In defending her U.S. Open title, Swiatek could face Coco Gauff in the quarterfinals. Before this month, Swiatek had won seven matches against Gauff, but the 19-year-old American finally found a way to defeat Swiatek this month in the semifinals of the Western & Southern Open. Gauff went on to win the tournament for her first WTA 1000 title.
On the other side of the draw, Sabalenka could play a quarterfinal match against Ons Jabeur, the Tunisian No. 5 seed who reached the U.S. Open final last year and lost in the Wimbledon final in July. In the semis, Sabalenka could meet either Caroline Garcia of France or Jessica Pegula, the American No. 3 seed.
While both draws offer promising matchups, this year’s tournament will miss some big names: An injury has kept Nadal sidelined since the Australian Open, with hopes to return next year.

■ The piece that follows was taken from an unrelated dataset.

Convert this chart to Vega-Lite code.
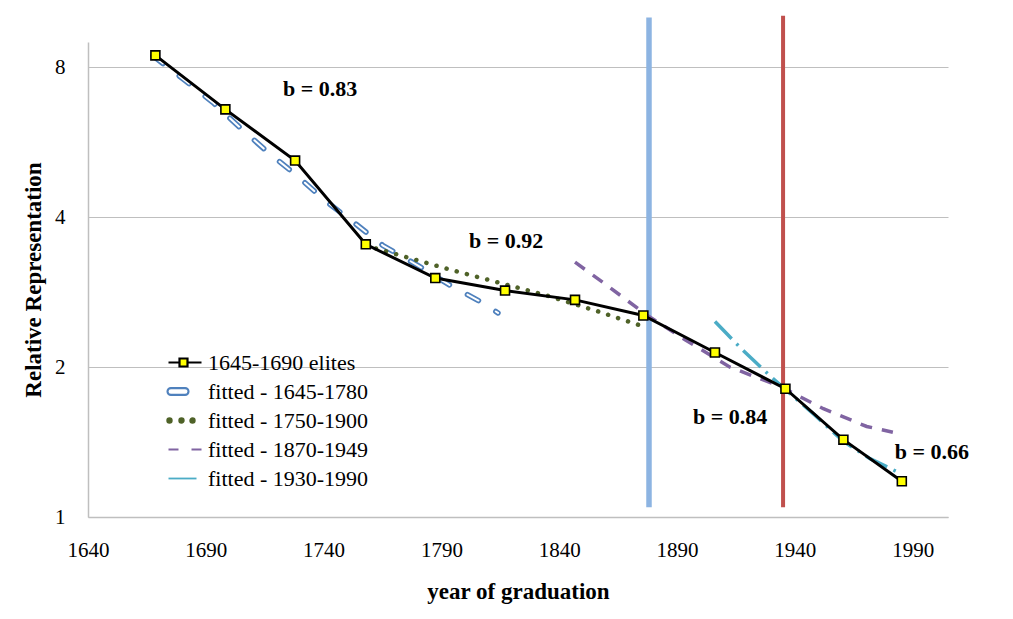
{
  "$schema": "https://vega.github.io/schema/vega-lite/v6.json",
  "width": 860,
  "height": 475,
  "autosize": {"type": "none"},
  "padding": {"left": 88, "top": 42, "right": 65, "bottom": 102},
  "background": "white",
  "config": {
    "view": {"stroke": null},
    "font": "Liberation Serif",
    "axis": {"labelFont": "Liberation Serif", "titleFont": "Liberation Serif", "labelColor": "#000000", "titleColor": "#000000"},
    "legend": {"orient": "none", "legendX": 77, "legendY": 306, "padding": 0, "symbolSize": 1600, "clipHeight": 29, "rowPadding": 0, "labelOffset": 0,
      "labelFont": "Liberation Serif", "labelFontSize": 22, "labelColor": "#000000", "labelLimit": 300, "symbolOpacity": 1}
  },
  "datasets": {
    "series": [
      {"series": "1645-1690 elites", "year": 1668.6, "value": 8.46},
      {"series": "1645-1690 elites", "year": 1698.3, "value": 6.59},
      {"series": "1645-1690 elites", "year": 1727.9, "value": 5.20},
      {"series": "1645-1690 elites", "year": 1757.9, "value": 3.53},
      {"series": "1645-1690 elites", "year": 1787.4, "value": 3.02},
      {"series": "1645-1690 elites", "year": 1817.0, "value": 2.85},
      {"series": "1645-1690 elites", "year": 1846.7, "value": 2.73},
      {"series": "1645-1690 elites", "year": 1875.7, "value": 2.54},
      {"series": "1645-1690 elites", "year": 1906.1, "value": 2.14},
      {"series": "1645-1690 elites", "year": 1936.0, "value": 1.81},
      {"series": "1645-1690 elites", "year": 1960.6, "value": 1.43},
      {"series": "1645-1690 elites", "year": 1985.4, "value": 1.18},
      {"series": "fitted - 1645-1780", "year": 1667.6, "value": 8.44},
      {"series": "fitted - 1645-1780", "year": 1680.3, "value": 7.59},
      {"series": "fitted - 1645-1780", "year": 1693.1, "value": 6.80},
      {"series": "fitted - 1645-1780", "year": 1704.5, "value": 6.06},
      {"series": "fitted - 1645-1780", "year": 1716.4, "value": 5.40},
      {"series": "fitted - 1645-1780", "year": 1728.7, "value": 4.85},
      {"series": "fitted - 1645-1780", "year": 1740.6, "value": 4.32},
      {"series": "fitted - 1645-1780", "year": 1753.3, "value": 3.89},
      {"series": "fitted - 1645-1780", "year": 1765.2, "value": 3.51},
      {"series": "fitted - 1645-1780", "year": 1780.1, "value": 3.20},
      {"series": "fitted - 1645-1780", "year": 1793.7, "value": 2.92},
      {"series": "fitted - 1645-1780", "year": 1807.7, "value": 2.69},
      {"series": "fitted - 1645-1780", "year": 1814.0, "value": 2.57},
      {"series": "fitted - 1750-1900", "year": 1757.9, "value": 3.51},
      {"series": "fitted - 1750-1900", "year": 1793.7, "value": 3.14},
      {"series": "fitted - 1750-1900", "year": 1834.3, "value": 2.79},
      {"series": "fitted - 1750-1900", "year": 1856.3, "value": 2.59},
      {"series": "fitted - 1750-1900", "year": 1873.9, "value": 2.43},
      {"series": "fitted - 1870-1949", "year": 1846.7, "value": 3.25},
      {"series": "fitted - 1870-1949", "year": 1859.4, "value": 2.94},
      {"series": "fitted - 1870-1949", "year": 1876.4, "value": 2.56},
      {"series": "fitted - 1870-1949", "year": 1893.4, "value": 2.27},
      {"series": "fitted - 1870-1949", "year": 1912.5, "value": 2.00},
      {"series": "fitted - 1870-1949", "year": 1933.7, "value": 1.83},
      {"series": "fitted - 1870-1949", "year": 1952.1, "value": 1.65},
      {"series": "fitted - 1870-1949", "year": 1970.5, "value": 1.52},
      {"series": "fitted - 1870-1949", "year": 1981.6, "value": 1.48},
      {"series": "fitted - 1930-1990", "year": 1906.1, "value": 2.47},
      {"series": "fitted - 1930-1990", "year": 1917.6, "value": 2.17},
      {"series": "fitted - 1930-1990", "year": 1929.5, "value": 1.92},
      {"series": "fitted - 1930-1990", "year": 1938.0, "value": 1.77},
      {"series": "fitted - 1930-1990", "year": 1948.6, "value": 1.60},
      {"series": "fitted - 1930-1990", "year": 1960.5, "value": 1.42},
      {"series": "fitted - 1930-1990", "year": 1971.9, "value": 1.31},
      {"series": "fitted - 1930-1990", "year": 1983.8, "value": 1.23}
    ],
    "notes": [
      {"year": 1738.5, "value": 7.25, "label": "b = 0.83"},
      {"year": 1817.5, "value": 3.58, "label": "b = 0.92"},
      {"year": 1912.5, "value": 1.59, "label": "b = 0.84"},
      {"year": 1998.2, "value": 1.35, "label": "b = 0.66"}
    ]
  },
  "layer": [
    {
      "data": {"values": [{"year": 1878.1, "lo": 1.046, "hi": 10.08}]},
      "mark": {"type": "rule", "color": "#8DB4E2", "strokeWidth": 5.5},
      "encoding": {
        "x": {"field": "year", "type": "quantitative", "scale": {"domain": [1640, 2005], "nice": false, "zero": false},
          "axis": {"values": [1640, 1690, 1740, 1790, 1840, 1890, 1940, 1990], "format": "d", "grid": false, "ticks": false, "labelFlush": false, "labelOverlap": false, "labelPadding": 22, "labelFontSize": 21, "domainColor": "#BFBFBF", "domainWidth": 1.5, "title": "year of graduation", "titleFontSize": 23, "titleFontWeight": "bold", "titlePadding": 20}},
        "y": {"field": "lo", "type": "quantitative", "scale": {"type": "log", "base": 2, "domain": [1, 9], "nice": false},
          "axis": {"values": [1, 2, 4, 8], "format": "d", "grid": true, "gridColor": "#BFBFBF", "gridWidth": 1.2, "ticks": false, "labelPadding": 23, "labelFontSize": 21, "domainColor": "#BFBFBF", "domainWidth": 1.5, "title": "Relative Representation", "titleFontSize": 23, "titleFontWeight": "bold", "titlePadding": 9}},
        "y2": {"field": "hi"}
      }
    },
    {
      "data": {"values": [{"year": 1935.0, "lo": 1.046, "hi": 10.16}]},
      "mark": {"type": "rule", "color": "#C0504D", "strokeWidth": 4},
      "encoding": {
        "x": {"field": "year", "type": "quantitative"},
        "y": {"field": "lo", "type": "quantitative"},
        "y2": {"field": "hi"}
      }
    },
    {
      "data": {"name": "series"},
      "transform": [{"filter": "datum.series === 'fitted - 1645-1780'"}],
      "mark": {"type": "line", "strokeWidth": 5.5, "strokeCap": "round", "strokeDash": [12.5, 20.5]},
      "encoding": {
        "x": {"field": "year", "type": "quantitative"},
        "y": {"field": "value", "type": "quantitative"},
        "color": {"field": "series", "type": "nominal",
          "scale": {"domain": ["1645-1690 elites", "fitted - 1645-1780", "fitted - 1750-1900", "fitted - 1870-1949", "fitted - 1930-1990"],
                    "range": ["#000000", "#4F81BD", "#4F6228", "#8064A2", "#4BACC6"]},
          "legend": {"title": null, "labelFont": "Liberation Serif", "labelFontSize": 22}
        }
      }
    },
    {
      "data": {"name": "series"},
      "transform": [{"filter": "datum.series === 'fitted - 1645-1780'"}],
      "mark": {"type": "line", "strokeWidth": 2, "strokeCap": "round", "strokeDash": [12.5, 20.5], "color": "#FFFFFF"},
      "encoding": {
        "x": {"field": "year", "type": "quantitative"},
        "y": {"field": "value", "type": "quantitative"}
      }
    },
    {
      "data": {"name": "series"},
      "transform": [{"filter": "datum.series === 'fitted - 1750-1900'"}],
      "mark": {"type": "line", "strokeWidth": 4.5, "strokeCap": "round", "strokeDash": [0.1, 10.4]},
      "encoding": {
        "x": {"field": "year", "type": "quantitative"},
        "y": {"field": "value", "type": "quantitative"},
        "color": {"field": "series", "type": "nominal", "legend": {"title": null, "labelFont": "Liberation Serif", "labelFontSize": 22}}
      }
    },
    {
      "data": {"name": "series"},
      "transform": [{"filter": "datum.series === 'fitted - 1870-1949'"}],
      "mark": {"type": "line", "strokeWidth": 3.5, "strokeDash": [12, 10]},
      "encoding": {
        "x": {"field": "year", "type": "quantitative"},
        "y": {"field": "value", "type": "quantitative"},
        "color": {"field": "series", "type": "nominal", "legend": {"title": null, "labelFont": "Liberation Serif", "labelFontSize": 22}}
      }
    },
    {
      "data": {"name": "series"},
      "transform": [{"filter": "datum.series === 'fitted - 1930-1990'"}],
      "mark": {"type": "line", "strokeWidth": 3.5, "strokeDash": [24, 7, 2.5, 7]},
      "encoding": {
        "x": {"field": "year", "type": "quantitative"},
        "y": {"field": "value", "type": "quantitative"},
        "color": {"field": "series", "type": "nominal", "legend": {"title": null, "labelFont": "Liberation Serif", "labelFontSize": 22}}
      }
    },
    {
      "data": {"name": "series"},
      "transform": [{"filter": "datum.series === '1645-1690 elites'"}],
      "mark": {"type": "line", "strokeWidth": 3},
      "encoding": {
        "x": {"field": "year", "type": "quantitative"},
        "y": {"field": "value", "type": "quantitative"},
        "color": {"field": "series", "type": "nominal", "legend": {"title": null, "labelFont": "Liberation Serif", "labelFontSize": 22}}
      }
    },
    {
      "data": {"name": "series"},
      "transform": [{"filter": "datum.series === '1645-1690 elites'"}],
      "mark": {"type": "point", "shape": "square", "size": 80, "filled": true, "fill": "#FFFF00", "stroke": "#000000", "strokeWidth": 1.6, "opacity": 1},
      "encoding": {
        "x": {"field": "year", "type": "quantitative"},
        "y": {"field": "value", "type": "quantitative"}
      }
    },
    {
      "data": {"name": "series"},
      "transform": [{"filter": "false"}],
      "mark": {"type": "point", "opacity": 1},
      "encoding": {
        "x": {"field": "year", "type": "quantitative"},
        "y": {"field": "value", "type": "quantitative"},
        "shape": {"field": "series", "type": "nominal", "legend": {"title": null, "labelFont": "Liberation Serif", "labelFontSize": 22},
          "scale": {"domain": ["1645-1690 elites", "fitted - 1645-1780", "fitted - 1750-1900", "fitted - 1870-1949", "fitted - 1930-1990"],
                    "range": ["M-0.9,0H-0.35M0.05,0H0.75M-0.35,-0.2H0.05V0.2H-0.35Z",
                              "M-0.78,-0.17H-0.07A0.17,0.17 0 0 1 -0.07,0.17H-0.78A0.17,0.17 0 0 1 -0.78,-0.17Z",
                              "M-0.96,0a0.11,0.11 0 1,0 0.22,0a0.11,0.11 0 1,0 -0.22,0M-0.36,0a0.11,0.11 0 1,0 0.22,0a0.11,0.11 0 1,0 -0.22,0M0.19,0a0.11,0.11 0 1,0 0.22,0a0.11,0.11 0 1,0 -0.22,0",
                              "M-0.9,0H-0.4M0.25,0H0.75",
                              "M-0.9,0H0.5"]}},
        "fill": {"field": "series", "type": "nominal", "legend": {"title": null, "labelFont": "Liberation Serif", "labelFontSize": 22},
          "scale": {"domain": ["1645-1690 elites", "fitted - 1645-1780", "fitted - 1750-1900", "fitted - 1870-1949", "fitted - 1930-1990"],
                    "range": ["#FFFF00", "#FFFFFF", "#4F6228", "transparent", "transparent"]}},
        "strokeWidth": {"field": "series", "type": "nominal", "legend": {"title": null, "labelFont": "Liberation Serif", "labelFontSize": 22},
          "scale": {"domain": ["1645-1690 elites", "fitted - 1645-1780", "fitted - 1750-1900", "fitted - 1870-1949", "fitted - 1930-1990"],
                    "range": [2.2, 1.8, 1, 3.5, 3.5]}}
      }
    },
    {
      "data": {"name": "notes"},
      "mark": {"type": "text", "font": "Liberation Serif", "fontSize": 22, "fontWeight": "bold", "color": "#000000", "align": "center", "baseline": "middle"},
      "encoding": {
        "x": {"field": "year", "type": "quantitative"},
        "y": {"field": "value", "type": "quantitative"},
        "text": {"field": "label"}
      }
    }
  ]
}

Naomi Osaka, a two-time U.S. Open champion, will miss the tournament after giving birth to her daughter this summer, and Emma Raducanu, the 2021 U.S. Open champion, is out as she recovers from three minor procedures.
Simona Halep, a two-time Grand Slam singles champion, was withdrawn from the tournament because of a provisional suspension she received last year after she tested positive for a performance-enhancing drug during the 2022 U.S. Open.
This year’s U.S. Open will also miss trick shots from Nick Kyrgios, who withdrew from the tournament because of a wrist injury.
But despite the notable absences, the tournament will open with some strong first-round matches: Tsitsipas, who lost to Djokovic in this year’s Australian Open final, will start off against Milos Raonic, a Wimbledon finalist in 2016. Venus Williams, the 43-year-old seven-time Grand Slam champion, will play Paula Badosa, who won at Indian Wells in 2021. And Sloane Stephens, the 2017 U.S. Open champion, will play in the first round against Beatriz Haddad Maia, a Brazilian player who has had a decent season, reaching the French Open semifinals this year and the round of 16 at Wimbledon.